-- Work to do --
Search the data below for the word "matplotlib" and copy each line that holds it.

-- Begin Records supplied --

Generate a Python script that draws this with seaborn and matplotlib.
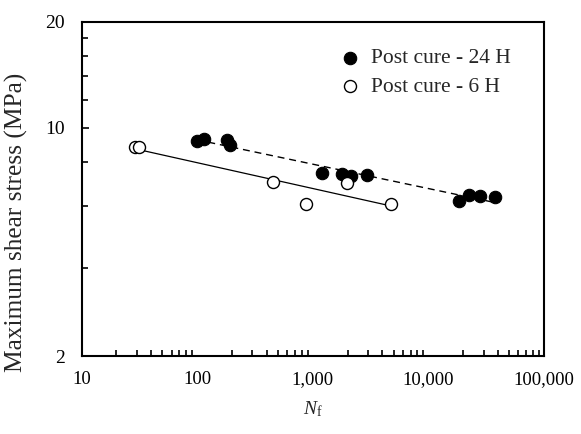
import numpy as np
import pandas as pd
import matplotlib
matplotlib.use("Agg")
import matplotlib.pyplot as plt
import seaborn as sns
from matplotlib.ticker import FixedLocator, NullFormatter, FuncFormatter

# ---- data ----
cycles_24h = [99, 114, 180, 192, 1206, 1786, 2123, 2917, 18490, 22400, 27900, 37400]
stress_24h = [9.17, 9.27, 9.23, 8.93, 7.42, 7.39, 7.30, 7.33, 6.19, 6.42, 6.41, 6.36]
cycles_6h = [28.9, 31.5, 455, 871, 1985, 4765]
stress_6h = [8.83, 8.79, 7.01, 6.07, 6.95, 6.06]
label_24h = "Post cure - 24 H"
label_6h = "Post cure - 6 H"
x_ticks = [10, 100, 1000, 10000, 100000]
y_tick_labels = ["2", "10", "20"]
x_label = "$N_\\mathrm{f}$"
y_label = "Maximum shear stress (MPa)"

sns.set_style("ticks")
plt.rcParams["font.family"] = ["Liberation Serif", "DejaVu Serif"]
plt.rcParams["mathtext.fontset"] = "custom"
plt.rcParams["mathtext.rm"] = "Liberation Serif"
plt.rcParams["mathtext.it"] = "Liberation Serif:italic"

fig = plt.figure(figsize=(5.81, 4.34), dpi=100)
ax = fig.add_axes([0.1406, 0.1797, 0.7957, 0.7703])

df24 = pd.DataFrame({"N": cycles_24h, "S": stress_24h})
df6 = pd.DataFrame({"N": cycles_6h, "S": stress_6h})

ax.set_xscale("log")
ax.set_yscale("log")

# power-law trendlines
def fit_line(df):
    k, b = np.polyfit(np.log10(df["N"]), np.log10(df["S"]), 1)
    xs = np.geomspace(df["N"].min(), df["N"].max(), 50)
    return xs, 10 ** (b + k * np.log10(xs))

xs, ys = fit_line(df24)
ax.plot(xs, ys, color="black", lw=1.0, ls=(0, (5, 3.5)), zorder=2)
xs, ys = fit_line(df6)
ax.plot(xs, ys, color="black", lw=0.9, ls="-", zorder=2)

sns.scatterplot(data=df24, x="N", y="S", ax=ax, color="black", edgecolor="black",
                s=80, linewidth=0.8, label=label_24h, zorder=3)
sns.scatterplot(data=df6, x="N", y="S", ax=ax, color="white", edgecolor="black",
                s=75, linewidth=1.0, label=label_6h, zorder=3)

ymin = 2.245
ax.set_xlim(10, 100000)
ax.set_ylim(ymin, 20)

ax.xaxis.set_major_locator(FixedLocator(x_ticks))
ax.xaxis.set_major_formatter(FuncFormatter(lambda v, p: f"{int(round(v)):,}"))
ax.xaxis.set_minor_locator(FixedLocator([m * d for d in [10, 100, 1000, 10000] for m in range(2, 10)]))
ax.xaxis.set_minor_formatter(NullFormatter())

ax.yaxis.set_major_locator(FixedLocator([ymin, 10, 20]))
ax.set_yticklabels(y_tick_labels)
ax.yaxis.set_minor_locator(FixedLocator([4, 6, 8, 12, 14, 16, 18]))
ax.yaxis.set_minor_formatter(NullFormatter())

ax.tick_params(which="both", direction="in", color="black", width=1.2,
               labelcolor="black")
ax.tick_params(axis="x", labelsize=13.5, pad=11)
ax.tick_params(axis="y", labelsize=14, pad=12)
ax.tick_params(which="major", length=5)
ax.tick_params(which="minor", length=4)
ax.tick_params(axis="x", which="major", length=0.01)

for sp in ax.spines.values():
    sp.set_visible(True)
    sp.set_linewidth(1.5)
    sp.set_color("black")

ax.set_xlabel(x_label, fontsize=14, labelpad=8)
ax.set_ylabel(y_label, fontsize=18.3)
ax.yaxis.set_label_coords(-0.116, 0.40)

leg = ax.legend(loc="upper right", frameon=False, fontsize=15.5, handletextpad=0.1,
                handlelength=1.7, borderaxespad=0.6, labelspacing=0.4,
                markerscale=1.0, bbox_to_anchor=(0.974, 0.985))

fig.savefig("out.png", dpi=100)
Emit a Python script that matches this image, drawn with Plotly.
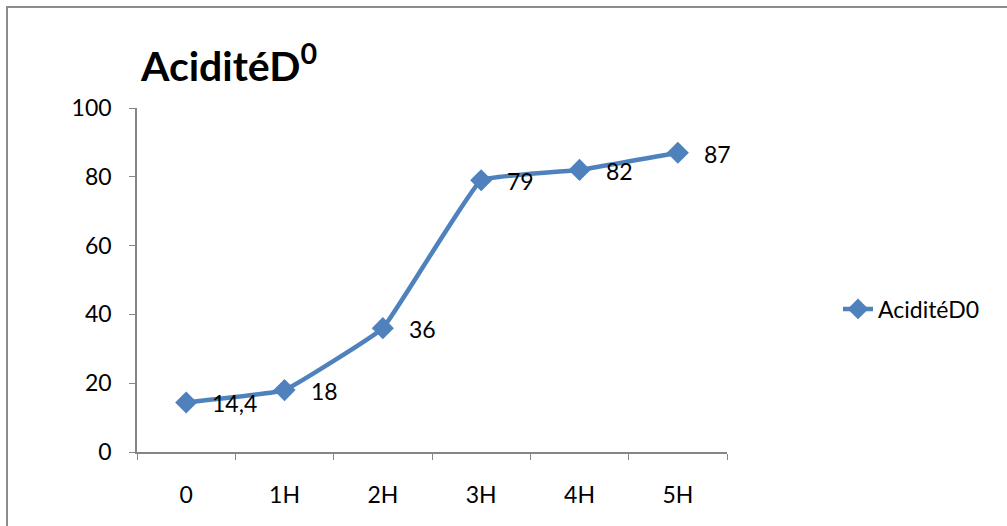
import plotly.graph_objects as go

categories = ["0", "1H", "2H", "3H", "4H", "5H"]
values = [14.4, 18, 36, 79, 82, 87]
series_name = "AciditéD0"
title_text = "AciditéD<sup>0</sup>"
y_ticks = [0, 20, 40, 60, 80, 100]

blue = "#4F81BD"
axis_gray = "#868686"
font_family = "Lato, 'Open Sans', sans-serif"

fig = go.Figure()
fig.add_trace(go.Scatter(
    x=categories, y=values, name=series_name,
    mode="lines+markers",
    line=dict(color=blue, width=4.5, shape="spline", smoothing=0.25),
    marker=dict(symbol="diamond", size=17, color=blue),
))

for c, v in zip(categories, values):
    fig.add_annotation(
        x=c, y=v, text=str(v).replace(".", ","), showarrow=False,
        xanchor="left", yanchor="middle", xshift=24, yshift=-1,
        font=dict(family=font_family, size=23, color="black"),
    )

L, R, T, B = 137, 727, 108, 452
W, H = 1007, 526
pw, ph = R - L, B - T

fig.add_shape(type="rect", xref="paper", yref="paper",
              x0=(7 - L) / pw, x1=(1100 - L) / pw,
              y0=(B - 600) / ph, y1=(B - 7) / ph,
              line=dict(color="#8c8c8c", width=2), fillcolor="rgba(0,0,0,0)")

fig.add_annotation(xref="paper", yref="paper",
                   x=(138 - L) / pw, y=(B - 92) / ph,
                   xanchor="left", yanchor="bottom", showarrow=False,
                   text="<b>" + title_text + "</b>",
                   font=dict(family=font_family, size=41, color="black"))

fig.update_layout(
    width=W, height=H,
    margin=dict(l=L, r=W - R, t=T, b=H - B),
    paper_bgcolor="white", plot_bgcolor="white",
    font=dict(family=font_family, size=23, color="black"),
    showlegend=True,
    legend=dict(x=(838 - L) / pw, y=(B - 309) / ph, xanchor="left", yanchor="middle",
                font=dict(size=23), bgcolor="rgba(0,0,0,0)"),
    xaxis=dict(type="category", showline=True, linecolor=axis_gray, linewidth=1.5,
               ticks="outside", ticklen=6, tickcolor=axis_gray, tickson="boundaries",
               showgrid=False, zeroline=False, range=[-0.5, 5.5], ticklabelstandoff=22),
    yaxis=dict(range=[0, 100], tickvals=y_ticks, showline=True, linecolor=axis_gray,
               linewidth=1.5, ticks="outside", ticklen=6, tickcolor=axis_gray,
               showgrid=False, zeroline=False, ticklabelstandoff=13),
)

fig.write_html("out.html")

-- End Records supplied --

-- Result of the exercise --
Generate a Python script that draws this with seaborn and matplotlib.
import matplotlib
matplotlib.use("Agg")
import matplotlib.pyplot as plt
from matplotlib.ticker import FixedLocator, NullFormatter, FuncFormatter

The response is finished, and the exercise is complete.